## AIM OF THE TASK
Skip all pictures, then copy the lines from the start of the data through the line with "const symSize = [8, 8.5, 11];", keeping both ends.

## DATASET CONTENT
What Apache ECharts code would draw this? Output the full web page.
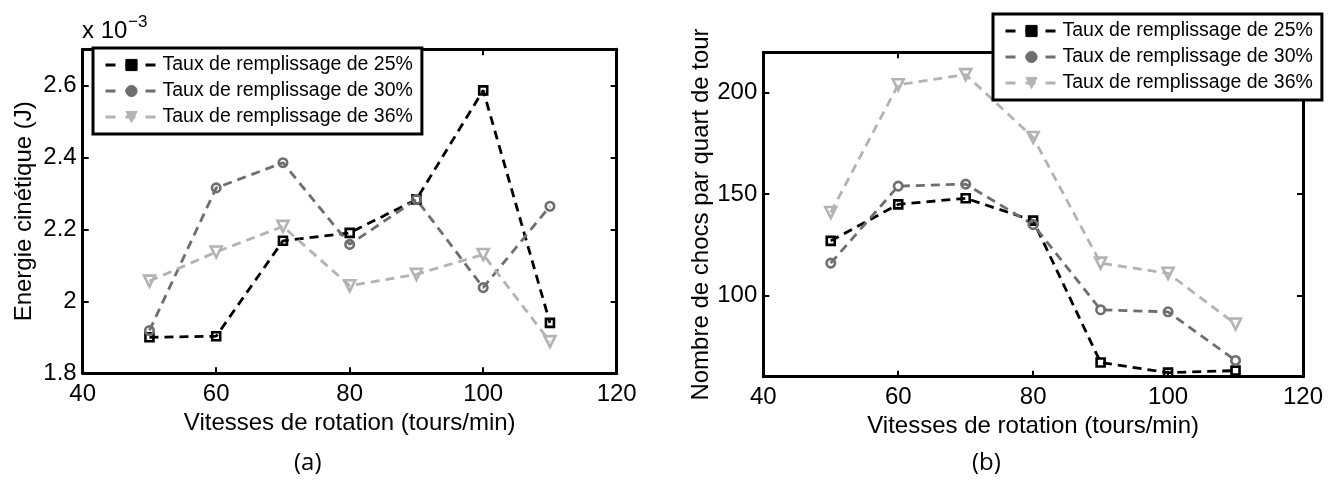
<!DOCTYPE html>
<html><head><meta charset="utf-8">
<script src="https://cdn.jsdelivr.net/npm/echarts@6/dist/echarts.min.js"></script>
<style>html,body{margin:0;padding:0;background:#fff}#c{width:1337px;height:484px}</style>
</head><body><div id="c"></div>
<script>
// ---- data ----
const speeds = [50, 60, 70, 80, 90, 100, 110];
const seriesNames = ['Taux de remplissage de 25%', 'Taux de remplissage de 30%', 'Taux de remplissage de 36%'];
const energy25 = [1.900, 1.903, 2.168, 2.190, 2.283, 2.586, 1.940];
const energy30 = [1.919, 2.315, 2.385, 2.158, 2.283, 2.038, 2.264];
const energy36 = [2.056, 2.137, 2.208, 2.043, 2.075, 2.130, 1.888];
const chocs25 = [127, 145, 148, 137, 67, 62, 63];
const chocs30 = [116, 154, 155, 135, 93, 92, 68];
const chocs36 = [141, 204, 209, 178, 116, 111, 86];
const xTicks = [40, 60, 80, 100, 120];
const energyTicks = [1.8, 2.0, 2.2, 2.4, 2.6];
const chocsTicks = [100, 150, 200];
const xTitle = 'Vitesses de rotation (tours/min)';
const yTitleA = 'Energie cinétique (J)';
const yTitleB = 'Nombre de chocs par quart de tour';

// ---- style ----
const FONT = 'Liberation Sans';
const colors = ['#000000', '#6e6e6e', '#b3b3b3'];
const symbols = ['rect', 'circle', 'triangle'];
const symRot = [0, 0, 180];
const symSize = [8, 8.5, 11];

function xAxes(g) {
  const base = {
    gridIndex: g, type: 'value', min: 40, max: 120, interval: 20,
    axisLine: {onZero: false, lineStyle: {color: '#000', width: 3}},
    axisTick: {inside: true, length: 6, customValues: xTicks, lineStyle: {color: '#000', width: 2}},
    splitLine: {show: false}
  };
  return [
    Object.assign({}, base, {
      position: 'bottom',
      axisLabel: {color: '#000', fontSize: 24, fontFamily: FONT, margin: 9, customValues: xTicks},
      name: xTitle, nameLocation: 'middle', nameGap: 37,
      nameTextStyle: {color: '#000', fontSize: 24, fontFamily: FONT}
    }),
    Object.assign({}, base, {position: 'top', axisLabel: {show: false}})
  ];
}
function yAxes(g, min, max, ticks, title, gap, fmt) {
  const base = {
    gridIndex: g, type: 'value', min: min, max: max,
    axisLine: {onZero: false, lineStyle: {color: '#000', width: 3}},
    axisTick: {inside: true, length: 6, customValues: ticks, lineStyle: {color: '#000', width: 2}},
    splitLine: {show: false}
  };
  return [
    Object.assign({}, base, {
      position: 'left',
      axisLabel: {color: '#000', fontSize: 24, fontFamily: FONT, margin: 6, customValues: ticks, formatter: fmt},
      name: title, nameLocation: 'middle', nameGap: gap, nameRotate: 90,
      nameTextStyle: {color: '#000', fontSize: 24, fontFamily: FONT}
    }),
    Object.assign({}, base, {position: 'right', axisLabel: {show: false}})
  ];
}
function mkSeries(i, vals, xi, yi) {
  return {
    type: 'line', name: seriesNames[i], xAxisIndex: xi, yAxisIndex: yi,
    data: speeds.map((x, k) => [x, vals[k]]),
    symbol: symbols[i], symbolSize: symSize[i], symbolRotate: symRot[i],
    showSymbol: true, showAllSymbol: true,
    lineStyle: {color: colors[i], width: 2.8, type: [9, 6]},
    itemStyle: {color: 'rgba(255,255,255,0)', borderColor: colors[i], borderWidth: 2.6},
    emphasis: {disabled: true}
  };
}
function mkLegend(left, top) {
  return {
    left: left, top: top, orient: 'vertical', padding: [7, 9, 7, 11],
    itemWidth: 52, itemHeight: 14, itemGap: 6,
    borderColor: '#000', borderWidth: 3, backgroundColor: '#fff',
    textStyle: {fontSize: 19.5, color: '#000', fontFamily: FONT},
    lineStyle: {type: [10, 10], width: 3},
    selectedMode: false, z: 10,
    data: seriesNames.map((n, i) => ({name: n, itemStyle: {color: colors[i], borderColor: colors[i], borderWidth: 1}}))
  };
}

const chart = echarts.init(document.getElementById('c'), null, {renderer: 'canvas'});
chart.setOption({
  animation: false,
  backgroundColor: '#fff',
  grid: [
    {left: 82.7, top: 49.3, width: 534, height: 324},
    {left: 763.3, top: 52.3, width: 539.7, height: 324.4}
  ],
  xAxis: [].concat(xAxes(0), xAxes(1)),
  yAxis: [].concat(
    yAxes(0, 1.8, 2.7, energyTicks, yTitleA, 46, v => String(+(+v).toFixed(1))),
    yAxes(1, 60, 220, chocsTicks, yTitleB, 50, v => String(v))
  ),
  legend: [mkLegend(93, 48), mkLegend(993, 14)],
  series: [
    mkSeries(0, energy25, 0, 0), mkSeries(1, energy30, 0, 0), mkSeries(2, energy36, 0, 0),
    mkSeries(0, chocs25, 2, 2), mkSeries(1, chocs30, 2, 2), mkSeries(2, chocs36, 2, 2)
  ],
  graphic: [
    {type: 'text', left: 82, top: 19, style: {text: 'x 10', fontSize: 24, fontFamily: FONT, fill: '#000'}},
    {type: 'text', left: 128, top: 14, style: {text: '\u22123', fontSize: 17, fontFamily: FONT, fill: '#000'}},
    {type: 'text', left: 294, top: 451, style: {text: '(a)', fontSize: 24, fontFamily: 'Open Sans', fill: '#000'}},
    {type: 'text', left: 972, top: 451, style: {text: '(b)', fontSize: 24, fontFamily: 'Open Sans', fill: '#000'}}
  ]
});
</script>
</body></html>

## SOLUTION
What Apache ECharts code would draw this? Output the full web page.
<!DOCTYPE html>
<html><head><meta charset="utf-8">
<script src="https://cdn.jsdelivr.net/npm/echarts@6/dist/echarts.min.js"></script>
<style>html,body{margin:0;padding:0;background:#fff}#c{width:1337px;height:484px}</style>
</head><body><div id="c"></div>
<script>
// ---- data ----
const speeds = [50, 60, 70, 80, 90, 100, 110];
const seriesNames = ['Taux de remplissage de 25%', 'Taux de remplissage de 30%', 'Taux de remplissage de 36%'];
const energy25 = [1.900, 1.903, 2.168, 2.190, 2.283, 2.586, 1.940];
const energy30 = [1.919, 2.315, 2.385, 2.158, 2.283, 2.038, 2.264];
const energy36 = [2.056, 2.137, 2.208, 2.043, 2.075, 2.130, 1.888];
const chocs25 = [127, 145, 148, 137, 67, 62, 63];
const chocs30 = [116, 154, 155, 135, 93, 92, 68];
const chocs36 = [141, 204, 209, 178, 116, 111, 86];
const xTicks = [40, 60, 80, 100, 120];
const energyTicks = [1.8, 2.0, 2.2, 2.4, 2.6];
const chocsTicks = [100, 150, 200];
const xTitle = 'Vitesses de rotation (tours/min)';
const yTitleA = 'Energie cinétique (J)';
const yTitleB = 'Nombre de chocs par quart de tour';

// ---- style ----
const FONT = 'Liberation Sans';
const colors = ['#000000', '#6e6e6e', '#b3b3b3'];
const symbols = ['rect', 'circle', 'triangle'];
const symRot = [0, 0, 180];
const symSize = [8, 8.5, 11];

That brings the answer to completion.